*Short exercise*
Starting at the first line of the data, please print exactly those lines through the one that holds "const yAxisTitle = 'کنفرانسها", omitting every picture.

*Record list*
►

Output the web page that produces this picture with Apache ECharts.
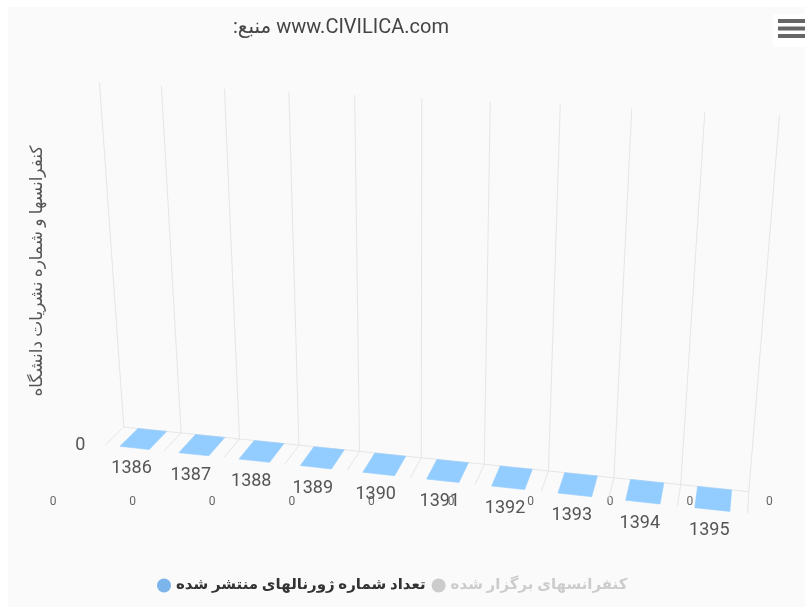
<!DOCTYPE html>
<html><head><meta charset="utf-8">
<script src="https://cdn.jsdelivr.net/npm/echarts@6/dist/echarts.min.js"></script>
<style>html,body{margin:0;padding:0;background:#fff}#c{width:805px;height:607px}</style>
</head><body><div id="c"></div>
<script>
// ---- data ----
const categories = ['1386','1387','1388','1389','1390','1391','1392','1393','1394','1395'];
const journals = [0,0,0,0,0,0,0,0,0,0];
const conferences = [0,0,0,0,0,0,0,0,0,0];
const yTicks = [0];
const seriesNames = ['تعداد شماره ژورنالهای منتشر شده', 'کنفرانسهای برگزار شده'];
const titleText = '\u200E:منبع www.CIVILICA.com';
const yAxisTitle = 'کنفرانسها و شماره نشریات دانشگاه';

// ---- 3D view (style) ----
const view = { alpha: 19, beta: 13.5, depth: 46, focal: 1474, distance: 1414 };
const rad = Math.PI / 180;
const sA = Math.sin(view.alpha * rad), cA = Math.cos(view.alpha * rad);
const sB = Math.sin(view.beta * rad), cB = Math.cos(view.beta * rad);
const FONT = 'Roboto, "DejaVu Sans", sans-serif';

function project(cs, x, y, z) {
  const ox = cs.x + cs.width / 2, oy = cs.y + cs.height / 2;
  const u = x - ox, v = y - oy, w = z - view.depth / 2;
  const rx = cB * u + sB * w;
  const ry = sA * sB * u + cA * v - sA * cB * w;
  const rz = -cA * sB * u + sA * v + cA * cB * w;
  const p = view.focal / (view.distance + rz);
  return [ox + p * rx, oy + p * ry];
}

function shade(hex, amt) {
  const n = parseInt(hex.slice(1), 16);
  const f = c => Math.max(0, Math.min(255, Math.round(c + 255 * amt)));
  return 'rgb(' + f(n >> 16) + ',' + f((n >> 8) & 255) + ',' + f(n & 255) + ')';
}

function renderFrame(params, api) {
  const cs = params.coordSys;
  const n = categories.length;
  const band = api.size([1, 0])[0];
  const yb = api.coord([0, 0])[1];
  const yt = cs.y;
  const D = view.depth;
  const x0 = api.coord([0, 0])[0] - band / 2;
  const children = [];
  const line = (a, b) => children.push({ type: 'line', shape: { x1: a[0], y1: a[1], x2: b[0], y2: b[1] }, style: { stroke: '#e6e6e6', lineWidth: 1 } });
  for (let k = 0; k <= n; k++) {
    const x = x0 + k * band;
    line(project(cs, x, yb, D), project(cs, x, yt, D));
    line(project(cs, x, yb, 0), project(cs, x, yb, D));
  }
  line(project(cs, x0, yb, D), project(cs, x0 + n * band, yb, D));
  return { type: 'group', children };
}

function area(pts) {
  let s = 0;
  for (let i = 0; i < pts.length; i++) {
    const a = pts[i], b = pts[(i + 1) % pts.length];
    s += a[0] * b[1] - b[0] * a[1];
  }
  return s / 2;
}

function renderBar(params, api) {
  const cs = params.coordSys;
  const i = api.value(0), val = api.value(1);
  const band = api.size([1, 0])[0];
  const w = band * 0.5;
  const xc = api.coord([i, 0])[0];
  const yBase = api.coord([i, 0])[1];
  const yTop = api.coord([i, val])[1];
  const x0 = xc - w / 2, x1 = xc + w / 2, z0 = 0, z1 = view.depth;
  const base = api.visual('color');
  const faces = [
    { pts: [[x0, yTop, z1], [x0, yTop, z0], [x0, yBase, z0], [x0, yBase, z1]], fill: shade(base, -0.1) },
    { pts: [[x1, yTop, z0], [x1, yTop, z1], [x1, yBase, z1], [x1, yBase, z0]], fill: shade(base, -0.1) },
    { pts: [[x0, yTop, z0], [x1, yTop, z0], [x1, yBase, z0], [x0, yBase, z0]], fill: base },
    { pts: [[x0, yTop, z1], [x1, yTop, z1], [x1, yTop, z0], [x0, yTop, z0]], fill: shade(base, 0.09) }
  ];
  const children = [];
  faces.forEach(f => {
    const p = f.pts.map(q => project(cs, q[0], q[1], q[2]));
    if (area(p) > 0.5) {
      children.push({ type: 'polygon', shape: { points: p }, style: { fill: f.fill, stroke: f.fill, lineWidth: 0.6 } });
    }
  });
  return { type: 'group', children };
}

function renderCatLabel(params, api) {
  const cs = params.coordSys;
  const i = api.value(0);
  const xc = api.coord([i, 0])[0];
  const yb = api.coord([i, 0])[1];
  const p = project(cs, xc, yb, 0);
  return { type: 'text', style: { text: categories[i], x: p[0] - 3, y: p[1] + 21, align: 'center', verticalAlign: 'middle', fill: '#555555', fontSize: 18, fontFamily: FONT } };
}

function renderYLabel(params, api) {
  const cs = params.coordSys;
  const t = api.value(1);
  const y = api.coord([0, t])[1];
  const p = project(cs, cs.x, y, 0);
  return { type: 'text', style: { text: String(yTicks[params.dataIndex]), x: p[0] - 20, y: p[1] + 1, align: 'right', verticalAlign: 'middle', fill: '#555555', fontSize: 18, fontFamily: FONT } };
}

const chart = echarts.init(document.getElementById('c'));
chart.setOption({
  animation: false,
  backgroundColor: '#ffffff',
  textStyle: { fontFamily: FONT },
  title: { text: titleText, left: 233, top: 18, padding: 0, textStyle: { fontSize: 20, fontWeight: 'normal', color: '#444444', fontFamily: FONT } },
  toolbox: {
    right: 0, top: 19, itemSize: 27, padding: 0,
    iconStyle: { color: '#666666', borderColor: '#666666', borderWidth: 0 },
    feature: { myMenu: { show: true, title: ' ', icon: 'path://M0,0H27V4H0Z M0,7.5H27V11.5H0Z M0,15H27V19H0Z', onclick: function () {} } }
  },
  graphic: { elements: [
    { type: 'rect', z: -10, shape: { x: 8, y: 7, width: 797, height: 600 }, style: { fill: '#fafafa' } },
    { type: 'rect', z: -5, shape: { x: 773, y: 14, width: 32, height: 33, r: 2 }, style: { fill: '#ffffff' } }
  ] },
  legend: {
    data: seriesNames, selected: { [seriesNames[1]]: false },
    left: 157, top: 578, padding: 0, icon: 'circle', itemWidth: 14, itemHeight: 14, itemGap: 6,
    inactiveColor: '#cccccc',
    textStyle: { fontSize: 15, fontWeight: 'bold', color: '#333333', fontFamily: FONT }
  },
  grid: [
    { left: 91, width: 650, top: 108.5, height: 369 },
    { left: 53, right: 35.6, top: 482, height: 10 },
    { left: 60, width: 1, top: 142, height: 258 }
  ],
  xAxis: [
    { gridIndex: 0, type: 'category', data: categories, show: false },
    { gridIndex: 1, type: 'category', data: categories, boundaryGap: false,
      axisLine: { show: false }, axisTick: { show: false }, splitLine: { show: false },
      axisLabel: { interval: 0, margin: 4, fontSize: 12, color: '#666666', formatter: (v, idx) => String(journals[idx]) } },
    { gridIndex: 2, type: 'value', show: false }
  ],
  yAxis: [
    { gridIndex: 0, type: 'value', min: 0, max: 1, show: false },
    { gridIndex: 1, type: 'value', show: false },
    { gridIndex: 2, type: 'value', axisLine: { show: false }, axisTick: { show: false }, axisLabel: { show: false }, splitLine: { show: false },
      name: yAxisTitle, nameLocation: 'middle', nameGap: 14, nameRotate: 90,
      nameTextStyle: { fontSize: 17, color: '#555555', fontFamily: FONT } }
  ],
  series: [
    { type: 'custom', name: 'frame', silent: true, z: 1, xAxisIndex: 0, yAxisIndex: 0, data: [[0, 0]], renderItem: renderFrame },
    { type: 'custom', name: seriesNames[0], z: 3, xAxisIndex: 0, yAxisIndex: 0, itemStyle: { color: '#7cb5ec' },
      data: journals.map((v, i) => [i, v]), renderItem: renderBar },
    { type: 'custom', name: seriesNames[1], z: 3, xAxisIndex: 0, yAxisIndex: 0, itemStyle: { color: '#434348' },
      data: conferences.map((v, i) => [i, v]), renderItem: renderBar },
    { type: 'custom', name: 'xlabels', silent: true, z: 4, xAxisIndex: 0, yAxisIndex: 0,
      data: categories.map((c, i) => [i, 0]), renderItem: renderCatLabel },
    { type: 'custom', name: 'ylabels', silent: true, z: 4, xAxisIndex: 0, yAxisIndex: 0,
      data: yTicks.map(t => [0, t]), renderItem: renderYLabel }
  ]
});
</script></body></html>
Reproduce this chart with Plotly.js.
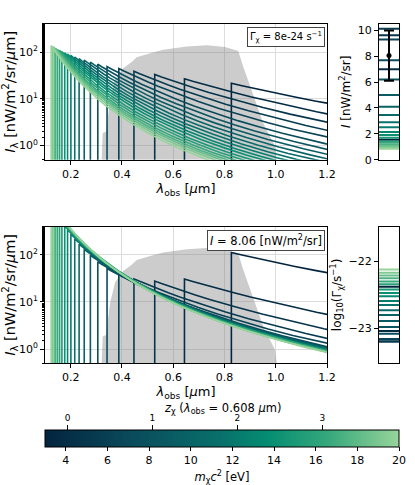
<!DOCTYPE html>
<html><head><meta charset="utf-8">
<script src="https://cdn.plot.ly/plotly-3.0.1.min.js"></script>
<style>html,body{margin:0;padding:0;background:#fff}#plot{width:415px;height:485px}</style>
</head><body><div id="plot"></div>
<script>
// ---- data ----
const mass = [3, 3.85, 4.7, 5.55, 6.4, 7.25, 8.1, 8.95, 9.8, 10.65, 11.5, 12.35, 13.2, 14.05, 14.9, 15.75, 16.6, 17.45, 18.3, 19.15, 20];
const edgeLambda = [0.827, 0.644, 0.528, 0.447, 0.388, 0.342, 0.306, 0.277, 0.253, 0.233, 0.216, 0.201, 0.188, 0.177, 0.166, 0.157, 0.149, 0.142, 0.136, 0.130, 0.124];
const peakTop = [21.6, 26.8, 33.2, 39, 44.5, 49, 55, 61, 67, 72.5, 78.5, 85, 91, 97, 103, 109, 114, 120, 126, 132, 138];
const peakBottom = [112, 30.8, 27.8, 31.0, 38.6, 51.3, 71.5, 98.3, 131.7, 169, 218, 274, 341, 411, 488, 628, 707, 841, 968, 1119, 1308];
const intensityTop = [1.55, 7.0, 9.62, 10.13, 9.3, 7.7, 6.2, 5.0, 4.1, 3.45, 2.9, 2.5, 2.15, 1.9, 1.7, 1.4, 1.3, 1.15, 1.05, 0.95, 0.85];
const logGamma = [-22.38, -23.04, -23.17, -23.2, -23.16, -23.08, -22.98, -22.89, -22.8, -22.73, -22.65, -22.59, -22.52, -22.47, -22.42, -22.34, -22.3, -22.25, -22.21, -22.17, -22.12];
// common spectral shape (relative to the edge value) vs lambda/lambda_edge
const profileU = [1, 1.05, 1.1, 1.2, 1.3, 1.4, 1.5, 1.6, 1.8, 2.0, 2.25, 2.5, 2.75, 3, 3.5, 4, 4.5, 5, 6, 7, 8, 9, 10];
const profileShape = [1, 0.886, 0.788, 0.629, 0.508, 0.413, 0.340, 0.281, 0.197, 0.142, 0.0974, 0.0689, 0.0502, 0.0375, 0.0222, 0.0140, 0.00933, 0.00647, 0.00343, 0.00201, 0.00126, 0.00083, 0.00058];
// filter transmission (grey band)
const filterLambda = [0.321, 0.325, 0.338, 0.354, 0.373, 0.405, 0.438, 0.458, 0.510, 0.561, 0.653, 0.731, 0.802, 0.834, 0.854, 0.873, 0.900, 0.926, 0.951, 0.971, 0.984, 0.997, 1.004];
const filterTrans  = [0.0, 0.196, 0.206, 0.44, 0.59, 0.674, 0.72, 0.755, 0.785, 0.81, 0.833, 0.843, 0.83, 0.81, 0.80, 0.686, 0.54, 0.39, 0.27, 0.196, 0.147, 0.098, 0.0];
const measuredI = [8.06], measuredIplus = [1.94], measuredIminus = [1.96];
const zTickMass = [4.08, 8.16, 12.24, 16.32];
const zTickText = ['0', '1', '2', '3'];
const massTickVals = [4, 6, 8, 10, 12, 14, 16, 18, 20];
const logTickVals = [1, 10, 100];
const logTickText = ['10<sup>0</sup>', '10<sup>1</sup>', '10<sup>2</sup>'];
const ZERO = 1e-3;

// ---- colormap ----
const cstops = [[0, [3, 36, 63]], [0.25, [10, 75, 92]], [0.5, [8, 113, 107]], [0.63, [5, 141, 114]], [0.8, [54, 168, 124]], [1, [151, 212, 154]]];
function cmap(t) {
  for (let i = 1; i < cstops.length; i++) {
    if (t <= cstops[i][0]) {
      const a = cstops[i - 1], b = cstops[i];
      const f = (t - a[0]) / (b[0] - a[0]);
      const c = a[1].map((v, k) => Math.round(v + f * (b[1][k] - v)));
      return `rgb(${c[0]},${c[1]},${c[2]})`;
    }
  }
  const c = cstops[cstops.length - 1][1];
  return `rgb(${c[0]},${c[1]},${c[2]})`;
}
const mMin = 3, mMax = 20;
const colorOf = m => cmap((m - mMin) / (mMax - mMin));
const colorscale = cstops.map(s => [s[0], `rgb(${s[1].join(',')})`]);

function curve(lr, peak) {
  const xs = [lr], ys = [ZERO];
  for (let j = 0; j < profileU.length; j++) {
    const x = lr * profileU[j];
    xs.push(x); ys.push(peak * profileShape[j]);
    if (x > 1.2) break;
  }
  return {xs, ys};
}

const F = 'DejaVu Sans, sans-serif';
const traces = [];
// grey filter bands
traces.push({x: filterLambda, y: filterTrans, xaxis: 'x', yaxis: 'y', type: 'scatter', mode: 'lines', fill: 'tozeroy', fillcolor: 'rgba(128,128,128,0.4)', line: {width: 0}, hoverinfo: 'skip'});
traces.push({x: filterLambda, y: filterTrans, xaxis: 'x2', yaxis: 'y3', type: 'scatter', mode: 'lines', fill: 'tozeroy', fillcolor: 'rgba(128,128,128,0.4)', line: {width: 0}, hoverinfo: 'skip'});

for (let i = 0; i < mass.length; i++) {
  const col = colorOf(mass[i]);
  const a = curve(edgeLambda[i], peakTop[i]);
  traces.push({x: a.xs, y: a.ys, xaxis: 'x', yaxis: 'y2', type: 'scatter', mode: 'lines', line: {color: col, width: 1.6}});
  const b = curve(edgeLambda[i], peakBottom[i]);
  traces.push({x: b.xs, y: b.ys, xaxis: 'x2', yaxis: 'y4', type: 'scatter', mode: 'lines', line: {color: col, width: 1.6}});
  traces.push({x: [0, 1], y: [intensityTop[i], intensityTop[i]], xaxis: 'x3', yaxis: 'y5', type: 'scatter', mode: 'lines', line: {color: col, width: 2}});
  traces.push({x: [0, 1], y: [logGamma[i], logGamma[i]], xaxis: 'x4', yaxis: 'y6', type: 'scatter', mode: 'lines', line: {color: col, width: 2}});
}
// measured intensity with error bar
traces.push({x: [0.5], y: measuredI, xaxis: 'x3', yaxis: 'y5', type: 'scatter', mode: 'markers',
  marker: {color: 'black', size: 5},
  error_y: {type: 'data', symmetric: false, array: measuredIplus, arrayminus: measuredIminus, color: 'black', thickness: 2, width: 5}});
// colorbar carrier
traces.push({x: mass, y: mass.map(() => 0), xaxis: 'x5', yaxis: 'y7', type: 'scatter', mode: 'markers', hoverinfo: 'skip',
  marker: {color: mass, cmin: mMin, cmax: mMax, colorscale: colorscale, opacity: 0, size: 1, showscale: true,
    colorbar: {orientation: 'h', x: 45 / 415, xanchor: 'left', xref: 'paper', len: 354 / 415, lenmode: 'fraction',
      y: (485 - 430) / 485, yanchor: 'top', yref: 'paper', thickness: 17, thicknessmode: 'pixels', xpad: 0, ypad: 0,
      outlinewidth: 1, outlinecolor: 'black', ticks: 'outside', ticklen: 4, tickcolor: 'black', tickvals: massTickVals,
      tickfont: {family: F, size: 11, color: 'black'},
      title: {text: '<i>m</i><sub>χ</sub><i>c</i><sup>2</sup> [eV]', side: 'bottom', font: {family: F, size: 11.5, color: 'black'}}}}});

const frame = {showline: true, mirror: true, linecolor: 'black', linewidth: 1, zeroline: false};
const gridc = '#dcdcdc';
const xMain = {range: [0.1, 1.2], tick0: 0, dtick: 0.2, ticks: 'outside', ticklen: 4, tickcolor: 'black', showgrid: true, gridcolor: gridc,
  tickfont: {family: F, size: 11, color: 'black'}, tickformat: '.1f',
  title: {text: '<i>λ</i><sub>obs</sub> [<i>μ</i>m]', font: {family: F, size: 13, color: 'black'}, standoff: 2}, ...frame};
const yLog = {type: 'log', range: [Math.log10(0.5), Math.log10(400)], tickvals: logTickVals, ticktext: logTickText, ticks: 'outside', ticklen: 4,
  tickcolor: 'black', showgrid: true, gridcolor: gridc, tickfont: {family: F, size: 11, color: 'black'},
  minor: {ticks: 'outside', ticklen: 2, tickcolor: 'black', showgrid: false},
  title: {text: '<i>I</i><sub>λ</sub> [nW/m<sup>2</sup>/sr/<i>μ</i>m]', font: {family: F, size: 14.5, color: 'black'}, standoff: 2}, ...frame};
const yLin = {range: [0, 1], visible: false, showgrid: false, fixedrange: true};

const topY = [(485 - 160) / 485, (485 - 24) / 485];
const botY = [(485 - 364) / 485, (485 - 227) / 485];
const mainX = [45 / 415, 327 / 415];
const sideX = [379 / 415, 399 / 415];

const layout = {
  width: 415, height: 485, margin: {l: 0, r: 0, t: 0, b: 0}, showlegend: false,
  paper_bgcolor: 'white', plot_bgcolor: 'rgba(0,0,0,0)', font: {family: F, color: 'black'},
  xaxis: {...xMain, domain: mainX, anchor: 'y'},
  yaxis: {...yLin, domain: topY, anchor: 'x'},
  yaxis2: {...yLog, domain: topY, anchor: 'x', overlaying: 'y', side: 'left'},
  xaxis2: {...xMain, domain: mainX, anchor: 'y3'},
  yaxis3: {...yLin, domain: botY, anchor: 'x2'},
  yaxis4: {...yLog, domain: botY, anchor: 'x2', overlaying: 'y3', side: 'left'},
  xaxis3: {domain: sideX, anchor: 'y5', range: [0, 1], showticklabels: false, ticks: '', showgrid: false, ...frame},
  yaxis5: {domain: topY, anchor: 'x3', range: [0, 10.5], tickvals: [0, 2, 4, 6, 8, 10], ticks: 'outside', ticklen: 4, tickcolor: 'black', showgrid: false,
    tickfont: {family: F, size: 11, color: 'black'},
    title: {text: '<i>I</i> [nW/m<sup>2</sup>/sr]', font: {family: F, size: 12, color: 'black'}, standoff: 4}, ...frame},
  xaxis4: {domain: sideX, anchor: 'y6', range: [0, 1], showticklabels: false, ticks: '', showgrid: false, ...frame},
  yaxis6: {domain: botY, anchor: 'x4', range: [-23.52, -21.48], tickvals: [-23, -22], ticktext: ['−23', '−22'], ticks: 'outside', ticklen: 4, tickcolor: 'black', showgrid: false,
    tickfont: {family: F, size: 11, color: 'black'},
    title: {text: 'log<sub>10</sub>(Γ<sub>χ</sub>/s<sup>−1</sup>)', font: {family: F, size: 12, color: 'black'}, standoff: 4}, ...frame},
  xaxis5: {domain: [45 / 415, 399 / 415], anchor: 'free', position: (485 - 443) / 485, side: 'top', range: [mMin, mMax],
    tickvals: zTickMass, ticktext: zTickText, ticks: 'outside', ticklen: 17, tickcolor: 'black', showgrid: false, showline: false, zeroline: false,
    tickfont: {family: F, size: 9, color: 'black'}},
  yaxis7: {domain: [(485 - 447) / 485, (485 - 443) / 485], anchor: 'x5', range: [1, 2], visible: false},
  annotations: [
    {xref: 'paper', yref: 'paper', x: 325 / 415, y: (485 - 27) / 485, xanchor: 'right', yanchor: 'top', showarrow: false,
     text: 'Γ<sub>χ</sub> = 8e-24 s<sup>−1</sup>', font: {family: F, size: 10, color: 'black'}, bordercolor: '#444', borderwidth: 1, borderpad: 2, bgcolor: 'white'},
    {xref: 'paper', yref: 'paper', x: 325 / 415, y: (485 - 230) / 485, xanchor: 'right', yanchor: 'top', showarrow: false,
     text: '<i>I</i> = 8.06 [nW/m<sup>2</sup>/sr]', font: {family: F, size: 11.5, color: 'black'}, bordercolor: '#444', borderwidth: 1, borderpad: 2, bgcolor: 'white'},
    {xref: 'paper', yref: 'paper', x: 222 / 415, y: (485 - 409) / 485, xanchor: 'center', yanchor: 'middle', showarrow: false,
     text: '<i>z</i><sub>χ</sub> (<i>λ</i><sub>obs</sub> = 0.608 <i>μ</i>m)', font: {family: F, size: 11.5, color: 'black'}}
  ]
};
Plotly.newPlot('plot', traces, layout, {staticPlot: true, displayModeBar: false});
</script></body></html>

◄

*Exercise response*
Output the web page that produces this picture with Apache ECharts.
<!DOCTYPE html>
<html><head><meta charset="utf-8">
<script src="https://cdn.jsdelivr.net/npm/echarts@6/dist/echarts.min.js"></script>
<style>html,body{margin:0;padding:0;background:#fff}#c{width:805px;height:607px}</style>
</head><body><div id="c"></div>
<script>
// ---- data ----
const categories = ['1386','1387','1388','1389','1390','1391','1392','1393','1394','1395'];
const journals = [0,0,0,0,0,0,0,0,0,0];
const conferences = [0,0,0,0,0,0,0,0,0,0];
const yTicks = [0];
const seriesNames = ['تعداد شماره ژورنالهای منتشر شده', 'کنفرانسهای برگزار شده'];
const titleText = '\u200E:منبع www.CIVILICA.com';
const yAxisTitle = 'کنفرانسها و شماره نشریات دانشگاه';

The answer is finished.